By Tina E. Akouris
WWR Article Summary (tl;dr) When the dry cleaner asked Tina Akouris: “Are you pregnant again? No? After you had the boys, you were so slim. What happened?” it was yet another blow to her self esteem. Little did the cleaner know “Cancer happened.”
I’ve been borderline obsessive with how I look lately, analyzing what I wear several times before leaving my house, all in an effort to avoid being body shamed for my recent weight gain.
“Look at you, you’re pregnant!” a woman who works at my neighborhood community center recently shouted at me in front of my sons. I was embarrassed and wanted to get out of there as fast as I could.
This happens all the time. I’ve gotten comments from strangers, radiology techs, my dentist, a neighbor, the dry cleaner across the street, the ladies who own the neighborhood coffeehouse, and it’s all the same: They point at my stomach and make the “you look pregnant” comment.
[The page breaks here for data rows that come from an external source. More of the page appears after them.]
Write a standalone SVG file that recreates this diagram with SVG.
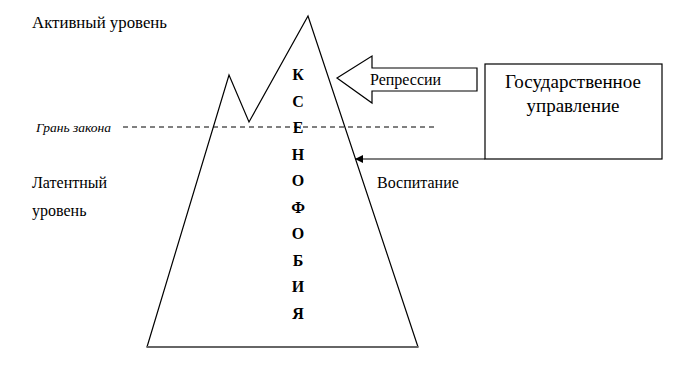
<svg xmlns="http://www.w3.org/2000/svg" width="700" height="368" viewBox="0 0 700 368">
<defs>
<style>
.t{font-size:16px}
.l{font-size:16px;font-weight:bold;text-anchor:middle}
.ln{fill:none;stroke:#000;stroke-width:1.2}
</style>
<marker id="ah" viewBox="0 0 10 10" refX="10" refY="5" markerWidth="8" markerHeight="8" markerUnits="userSpaceOnUse" orient="auto">
<path d="M0,0 L10,5 L0,10 z" fill="#000"/>
</marker>
</defs>
<rect width="700" height="368" fill="#fff"/>
<g font-family="'Liberation Serif', 'Times New Roman', serif" fill="#000">
<g id="labels">
<text class="t" x="32" y="28" textLength="135" lengthAdjust="spacingAndGlyphs">Активный уровень</text>
<text x="36" y="132" font-size="13.5" font-style="italic">Грань  закона</text>
<text class="t" x="32" y="188">Латентный</text>
<text class="t" x="32" y="216">уровень</text>
<text class="t" x="377" y="188">Воспитание</text>
</g>
<g id="law-line">
<line x1="123" y1="127" x2="435" y2="127" stroke="#000" stroke-width="1" stroke-dasharray="5,4"/>
</g>
<g id="iceberg">
<polygon class="ln" points="147,347 229,75 249,122 308,16 418,347"/>
<line x1="147" y1="347" x2="418" y2="347" stroke="#666" stroke-width="2"/>
<text class="l" x="298" y="80">К</text>
<text class="l" x="298" y="107">С</text>
<text class="l" x="298" y="133">Е</text>
<text class="l" x="298" y="160">Н</text>
<text class="l" x="298" y="186">О</text>
<text class="l" x="298" y="213">Ф</text>
<text class="l" x="298" y="239">О</text>
<text class="l" x="298" y="266">Б</text>
<text class="l" x="298" y="292">И</text>
<text class="l" x="298" y="319">Я</text>
</g>
<g id="repressii">
<polygon class="ln" points="337,78 372,56 372,68 477,68 477,91 372,91 372,103"/>
<text class="t" x="370" y="85">Репрессии</text>
</g>
<g id="gos">
<rect class="ln" x="485" y="64" width="177" height="95"/>
<text x="573" y="88" font-size="19" text-anchor="middle">Государственное</text>
<text x="573" y="112" font-size="19" text-anchor="middle">управление</text>
</g>
</g>
<g id="connectors">
<line x1="485" y1="159" x2="355" y2="159" stroke="#000" stroke-width="1.2" marker-end="url(#ah)"/>
</g>
</svg>
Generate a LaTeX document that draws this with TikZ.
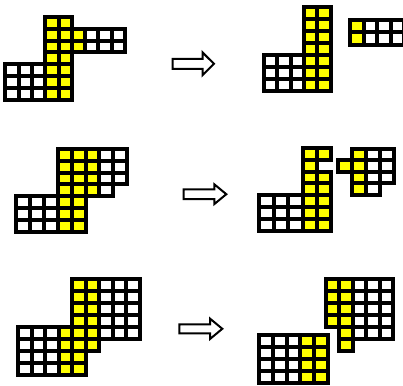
\documentclass[tikz,border=0pt]{standalone}
\definecolor{cellyellow}{RGB}{255,255,0}
\tikzset{
  cell/.style={draw=black, line width=4pt},
  arrowshape/.style={draw=black, fill=white, line width=2pt, line join=miter},
}
\newcommand\blk[5]{\foreach \i in {#1,...,#2}{\foreach \j in {#3,...,#4}{\filldraw[cell,fill=#5] (\i,\j) rectangle ++(1,1);}}}
\newcommand\barrow[6]{\draw[arrowshape] (#1,#4-#5) -- (#2,#4-#5) -- (#2,#4-#6) -- (#3,#4) -- (#2,#4+#6) -- (#2,#4+#5) -- (#1,#4+#5) -- cycle;}
\begin{document}
\begin{tikzpicture}[x=1pt,y=-1pt]
\useasboundingbox (0,0) rectangle (403,385);
\clip (0,0) rectangle (403,385);
% ---- row 1 ----
\begin{scope}[shift={(5.3,17)}, x=13.3pt, y=-11.8pt]
\blk{3}{4}{0}{6}{cellyellow}
\blk{5}{5}{1}{2}{cellyellow}
\blk{6}{8}{1}{2}{white}
\blk{0}{2}{4}{6}{white}
\end{scope}
\begin{scope}[shift={(263.7,7)}, x=13.4pt, y=-12pt]
\blk{3}{4}{0}{6}{cellyellow}
\blk{0}{2}{4}{6}{white}
\end{scope}
\begin{scope}[shift={(350.3,20.3)}, x=13.4pt, y=-12.2pt]
\blk{0}{0}{0}{1}{cellyellow}
\blk{1}{3}{0}{1}{white}
\end{scope}
% ---- row 2 ----
\begin{scope}[shift={(16,148.7)}, x=13.9pt, y=-11.9pt]
\blk{3}{5}{0}{3}{cellyellow}
\blk{6}{7}{0}{2}{white}
\blk{6}{6}{3}{3}{white}
\blk{0}{2}{4}{6}{white}
\blk{3}{4}{4}{6}{cellyellow}
\end{scope}
\begin{scope}[shift={(259.3,148)}, x=14.4pt, y=-11.8pt]
\blk{3}{3}{0}{6}{cellyellow}
\blk{4}{4}{0}{0}{cellyellow}
\blk{4}{4}{2}{6}{cellyellow}
\blk{0}{2}{4}{6}{white}
\end{scope}
\begin{scope}[shift={(338,148.7)}, x=14pt, y=-11.5pt]
\blk{0}{0}{1}{1}{cellyellow}
\blk{1}{1}{0}{3}{cellyellow}
\blk{2}{2}{0}{3}{white}
\blk{3}{3}{0}{2}{white}
\end{scope}
% ---- row 3 ----
\begin{scope}[shift={(18,278.7)}, x=13.5pt, y=-12pt]
\blk{4}{5}{0}{3}{cellyellow}
\blk{6}{8}{0}{4}{white}
\blk{3}{5}{4}{5}{cellyellow}
\blk{0}{2}{4}{7}{white}
\blk{3}{4}{6}{7}{cellyellow}
\end{scope}
\begin{scope}[shift={(326,278.7)}, x=13.4pt, y=-12.1pt]
\blk{0}{1}{0}{3}{cellyellow}
\blk{2}{4}{0}{4}{white}
\blk{1}{1}{4}{5}{cellyellow}
\end{scope}
\begin{scope}[shift={(259.3,335.3)}, x=13.7pt, y=-11.9pt]
\blk{0}{2}{0}{3}{white}
\blk{3}{4}{0}{3}{cellyellow}
\end{scope}
% ---- arrows ----
\barrow{172.7}{202.5}{214}{63.8}{5}{11.4}
\barrow{183.7}{214.3}{226.3}{194.2}{4.9}{9.9}
\barrow{179.3}{210}{222.3}{328.8}{4.5}{10.2}
\end{tikzpicture}
\end{document}
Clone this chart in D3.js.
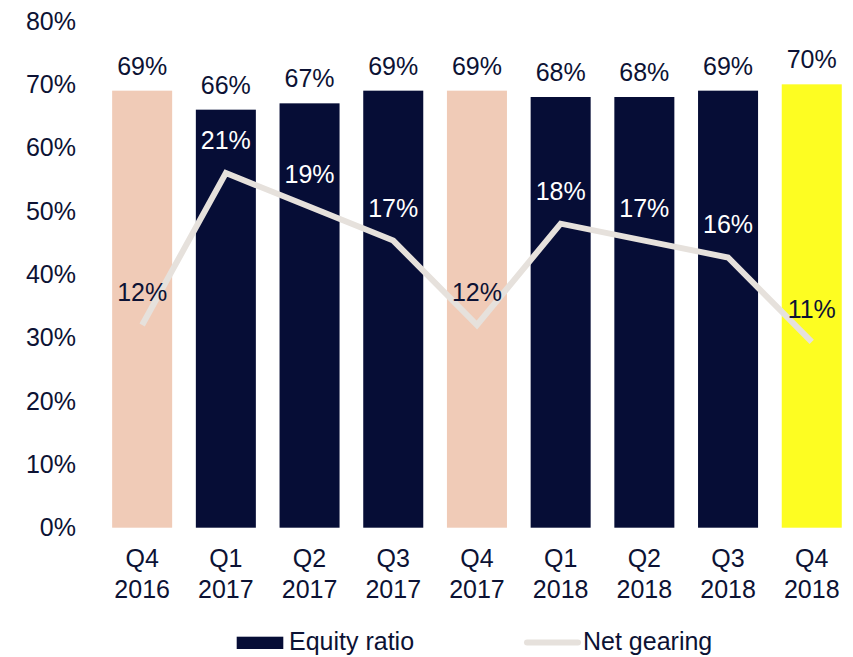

“How can you not be pregnant?” the coffee shop owner asked, “when your arms and legs are so thin and your stomach is so big?”
The dry cleaner: “Are you pregnant again? No? After you had the boys, you were so slim. What happened?”
Three years ago this month, I was diagnosed with stage 2 breast cancer. On Dec. 7, 2015, I had a lumpectomy at Loyola University Medical Center in Maywood. After 33 days of radiation therapy, I was put on tamoxifen, which I’ll have to take for 10 years.